• _Exercise aim_: Skip the pictures. Transcribe the rest of the data below without changing a word.

• _Information shown_:
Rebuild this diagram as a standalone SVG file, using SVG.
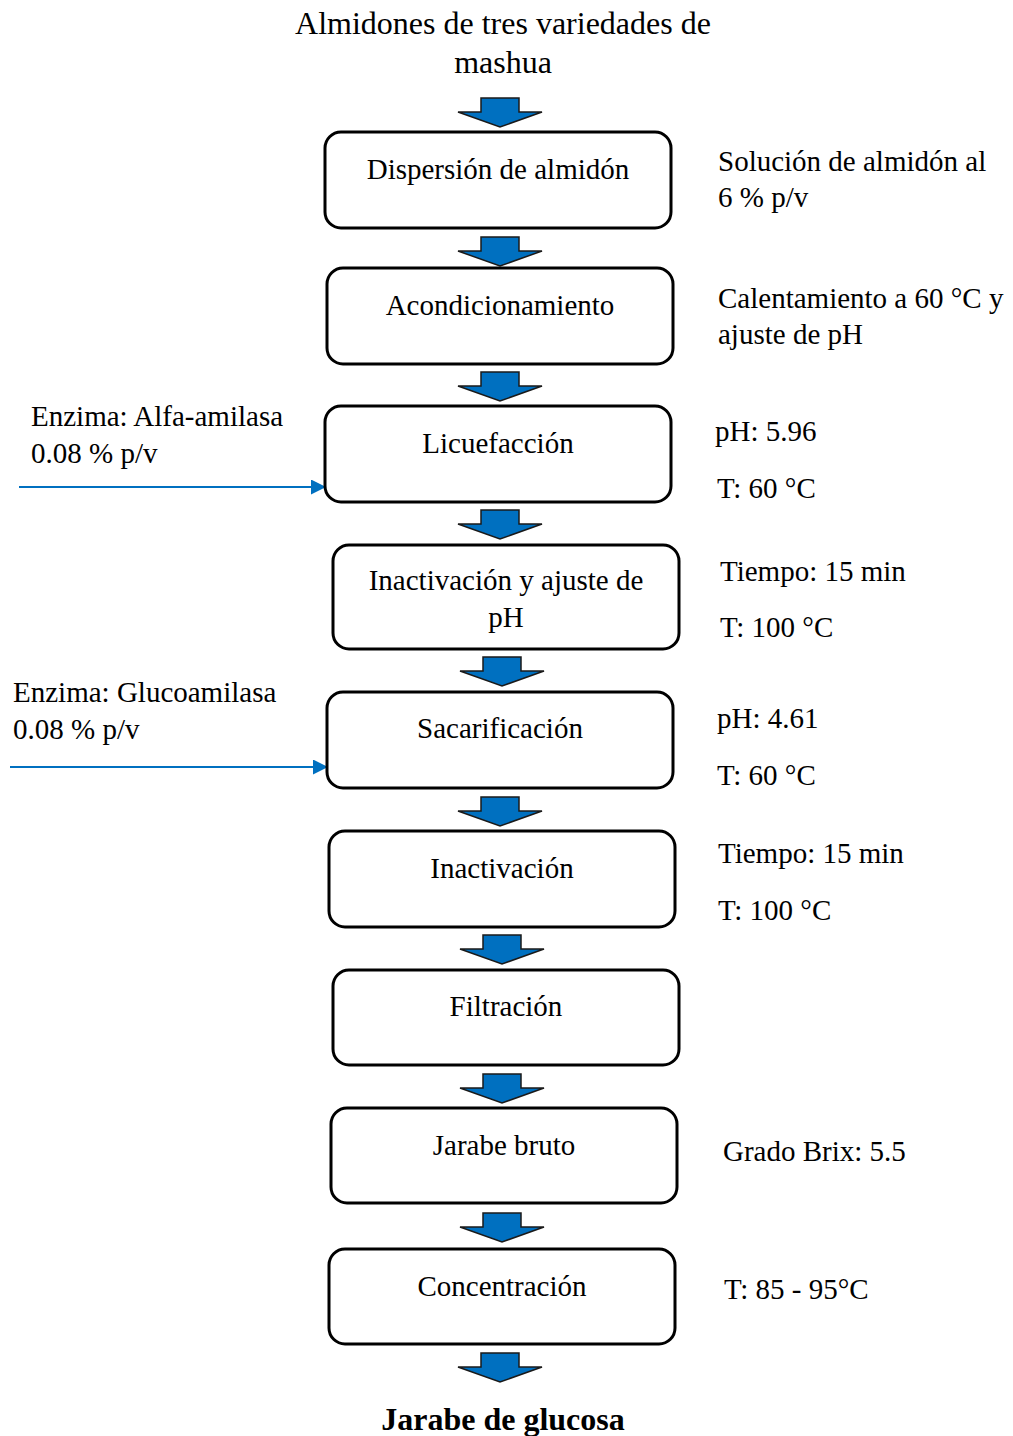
<svg xmlns="http://www.w3.org/2000/svg" width="1013" height="1436" viewBox="0 0 1013 1436">
<defs>
<style>
text{font-family:"Liberation Serif","Times New Roman",serif;font-size:29px;fill:#000}
.c{text-anchor:middle}
.t{font-size:32px}
.b{font-weight:bold;font-size:32px}
.box{fill:#fff;stroke:#000;stroke-width:3}
.blk{fill:#0070C0;stroke:#1a1a1a;stroke-width:1.5;stroke-linejoin:miter}
.ln{stroke:#0070C0;stroke-width:2;fill:none}
</style>
<path id="ba" d="M-19,0 H19 V14 H42 L0,29 L-42,14 H-19 Z"/>
<marker id="ah" markerWidth="15" markerHeight="15" refX="15" refY="7.5" orient="auto" markerUnits="userSpaceOnUse"><path d="M0,0 L15,7.5 L0,15 Z" fill="#0070C0"/></marker>
</defs>
<rect width="1013" height="1436" fill="#fff"/>
<g id="title"><text class="c t" x="503" y="34">Almidones de tres variedades de</text><text class="c t" x="503" y="73">mashua</text></g>
<g id="connectors">
<use href="#ba" class="blk" x="500" y="98"/>
<use href="#ba" class="blk" x="500" y="237"/>
<use href="#ba" class="blk" x="500" y="372"/>
<use href="#ba" class="blk" x="500" y="510"/>
<use href="#ba" class="blk" x="502" y="657"/>
<use href="#ba" class="blk" x="500" y="797"/>
<use href="#ba" class="blk" x="502" y="935"/>
<use href="#ba" class="blk" x="502" y="1074"/>
<use href="#ba" class="blk" x="502" y="1213"/>
<use href="#ba" class="blk" x="500" y="1353"/>
<line class="ln" x1="19" y1="487" x2="326" y2="487" marker-end="url(#ah)"/>
<line class="ln" x1="10" y1="767" x2="328" y2="767" marker-end="url(#ah)"/>
</g>
<g id="n1"><rect class="box" x="325" y="132" width="346" height="96" rx="16"/><text class="c" x="498" y="179">Dispersión de almidón</text></g>
<g id="n2"><rect class="box" x="327" y="268" width="346" height="96" rx="16"/><text class="c" x="500" y="315">Acondicionamiento</text></g>
<g id="n3"><rect class="box" x="325" y="406" width="346" height="96" rx="16"/><text class="c" x="498" y="453">Licuefacción</text></g>
<g id="n4"><rect class="box" x="333" y="545" width="346" height="104" rx="16"/><text class="c" x="506" y="590">Inactivación y ajuste de</text><text class="c" x="506" y="627">pH</text></g>
<g id="n5"><rect class="box" x="327" y="692" width="346" height="96" rx="16"/><text class="c" x="500" y="738">Sacarificación</text></g>
<g id="n6"><rect class="box" x="329" y="831" width="346" height="96" rx="16"/><text class="c" x="502" y="878">Inactivación</text></g>
<g id="n7"><rect class="box" x="333" y="970" width="346" height="95" rx="16"/><text class="c" x="506" y="1016">Filtración</text></g>
<g id="n8"><rect class="box" x="331" y="1108" width="346" height="95" rx="16"/><text class="c" x="504" y="1155">Jarabe bruto</text></g>
<g id="n9"><rect class="box" x="329" y="1249" width="346" height="95" rx="16"/><text class="c" x="502" y="1296">Concentración</text></g>
<g id="final"><text class="c b" x="503" y="1430">Jarabe de glucosa</text></g>
<g id="notes">
<text x="718" y="171">Solución de almidón al</text><text x="718" y="207">6 % p/v</text>
<text x="718" y="308">Calentamiento a 60 °C y</text><text x="718" y="344">ajuste de pH</text>
<text x="715" y="441">pH: 5.96</text><text x="717" y="498">T: 60 °C</text>
<text x="720" y="581">Tiempo: 15 min</text><text x="720" y="637">T: 100 °C</text>
<text x="717" y="728">pH: 4.61</text><text x="717" y="785">T: 60 °C</text>
<text x="718" y="863">Tiempo: 15 min</text><text x="718" y="920">T: 100 °C</text>
<text x="723" y="1161">Grado Brix: 5.5</text>
<text x="724" y="1299">T: 85 - 95°C</text>
<text x="31" y="426">Enzima: Alfa-amilasa</text><text x="31" y="463">0.08 % p/v</text>
<text x="13" y="702">Enzima: Glucoamilasa</text><text x="13" y="739">0.08 % p/v</text>
</g>
</svg>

• _Solution below_:
Rebuild this diagram as a standalone SVG file, using SVG.
<svg xmlns="http://www.w3.org/2000/svg" width="1013" height="1436" viewBox="0 0 1013 1436">
<defs>
<style>
text{font-family:"Liberation Serif","Times New Roman",serif;font-size:29px;fill:#000}
.c{text-anchor:middle}
.t{font-size:32px}
.b{font-weight:bold;font-size:32px}
.box{fill:#fff;stroke:#000;stroke-width:3}
.blk{fill:#0070C0;stroke:#1a1a1a;stroke-width:1.5;stroke-linejoin:miter}
.ln{stroke:#0070C0;stroke-width:2;fill:none}
</style>
<path id="ba" d="M-19,0 H19 V14 H42 L0,29 L-42,14 H-19 Z"/>
<marker id="ah" markerWidth="15" markerHeight="15" refX="15" refY="7.5" orient="auto" markerUnits="userSpaceOnUse"><path d="M0,0 L15,7.5 L0,15 Z" fill="#0070C0"/></marker>
</defs>
<rect width="1013" height="1436" fill="#fff"/>
<g id="title"><text class="c t" x="503" y="34">Almidones de tres variedades de</text><text class="c t" x="503" y="73">mashua</text></g>
<g id="connectors">
<use href="#ba" class="blk" x="500" y="98"/>
<use href="#ba" class="blk" x="500" y="237"/>
<use href="#ba" class="blk" x="500" y="372"/>
<use href="#ba" class="blk" x="500" y="510"/>
<use href="#ba" class="blk" x="502" y="657"/>
<use href="#ba" class="blk" x="500" y="797"/>
<use href="#ba" class="blk" x="502" y="935"/>
<use href="#ba" class="blk" x="502" y="1074"/>
<use href="#ba" class="blk" x="502" y="1213"/>
<use href="#ba" class="blk" x="500" y="1353"/>
<line class="ln" x1="19" y1="487" x2="326" y2="487" marker-end="url(#ah)"/>
<line class="ln" x1="10" y1="767" x2="328" y2="767" marker-end="url(#ah)"/>
</g>
<g id="n1"><rect class="box" x="325" y="132" width="346" height="96" rx="16"/><text class="c" x="498" y="179">Dispersión de almidón</text></g>
<g id="n2"><rect class="box" x="327" y="268" width="346" height="96" rx="16"/><text class="c" x="500" y="315">Acondicionamiento</text></g>
<g id="n3"><rect class="box" x="325" y="406" width="346" height="96" rx="16"/><text class="c" x="498" y="453">Licuefacción</text></g>
<g id="n4"><rect class="box" x="333" y="545" width="346" height="104" rx="16"/><text class="c" x="506" y="590">Inactivación y ajuste de</text><text class="c" x="506" y="627">pH</text></g>
<g id="n5"><rect class="box" x="327" y="692" width="346" height="96" rx="16"/><text class="c" x="500" y="738">Sacarificación</text></g>
<g id="n6"><rect class="box" x="329" y="831" width="346" height="96" rx="16"/><text class="c" x="502" y="878">Inactivación</text></g>
<g id="n7"><rect class="box" x="333" y="970" width="346" height="95" rx="16"/><text class="c" x="506" y="1016">Filtración</text></g>
<g id="n8"><rect class="box" x="331" y="1108" width="346" height="95" rx="16"/><text class="c" x="504" y="1155">Jarabe bruto</text></g>
<g id="n9"><rect class="box" x="329" y="1249" width="346" height="95" rx="16"/><text class="c" x="502" y="1296">Concentración</text></g>
<g id="final"><text class="c b" x="503" y="1430">Jarabe de glucosa</text></g>
<g id="notes">
<text x="718" y="171">Solución de almidón al</text><text x="718" y="207">6 % p/v</text>
<text x="718" y="308">Calentamiento a 60 °C y</text><text x="718" y="344">ajuste de pH</text>
<text x="715" y="441">pH: 5.96</text><text x="717" y="498">T: 60 °C</text>
<text x="720" y="581">Tiempo: 15 min</text><text x="720" y="637">T: 100 °C</text>
<text x="717" y="728">pH: 4.61</text><text x="717" y="785">T: 60 °C</text>
<text x="718" y="863">Tiempo: 15 min</text><text x="718" y="920">T: 100 °C</text>
<text x="723" y="1161">Grado Brix: 5.5</text>
<text x="724" y="1299">T: 85 - 95°C</text>
<text x="31" y="426">Enzima: Alfa-amilasa</text><text x="31" y="463">0.08 % p/v</text>
<text x="13" y="702">Enzima: Glucoamilasa</text><text x="13" y="739">0.08 % p/v</text>
</g>
</svg>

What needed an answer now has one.